FILE – This Nov. 23, 2020 file photo shows the New York Stock Exchange in New York. (AP Photo/Seth Wenig, File)

(The Hill) – Pennsylvania Lt. Gov. John Fetterman (D) on Tuesday urged Congress to ban lawmakers, their spouses, and their senior staffers from trading stocks.

Fetterman, one of the top Democratic candidates in Pennsylvania’s midterm Senate contest, joins a growing list of high-profile congressional candidates embracing the popular proposal.    

“Allowing members of Congress and their spouses to trade stocks is a clear conflict of interest,” he said in a statement. “Lawmakers should not be making profits off of the same companies they are supposed to be regulating, based on closed-door information that isn’t available to the public.” 

In a recent poll, 76 percent of voters expressed support for banning members of Congress from trading individual stocks, including 70 percent of Democrats, 78 percent of Republicans, and nearly 80 percent of independents. 

Lawmakers’ stock trades drew unprecedented scrutiny after Sen. Richard Burr (R-N.C.) and others unloaded securities just before the coronavirus pandemic ravaged the market in early 2020. Since then, Business Insider identified more than 50 lawmakers who violated congressional stock trading rules by failing to disclose their transactions. 

Speaker Nancy Pelosi (D-Calif.) brought more attention to the issue during a press conference last month in which she said that lawmakers should not prevent themselves from being able to trade stocks. 

“We’re a free-market economy,” she told reporters. “They should be able to participate in that.”

Sen. Jon Ossoff (D-Ga.) plans to introduce a bill to ban lawmakers and their immediate family members from trading individual stocks.
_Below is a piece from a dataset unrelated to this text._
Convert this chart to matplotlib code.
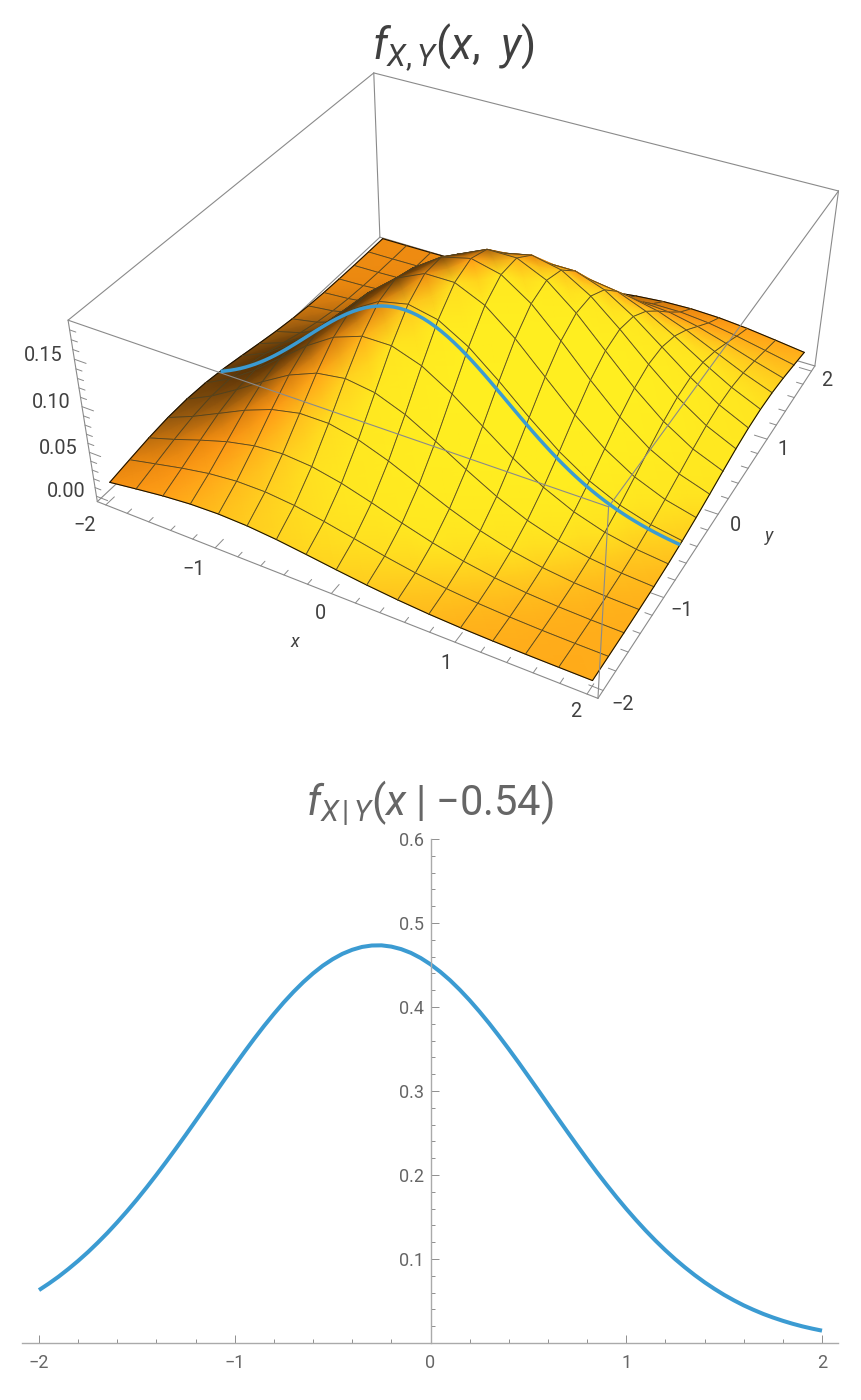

Sen. Elizabeth Warren (D-Mass.) previously introduced a similar bill that didn’t gain momentum in Congress. 

The proposal to ban the practice is gaining momentum with 2022 candidates in both parties. Republican Arizona Senate candidate Blake Masters, Democratic Missouri Senate candidate Lucas Kunce and Democratic Wisconsin Senate candidate Tom Nelson recently announced support for a ban.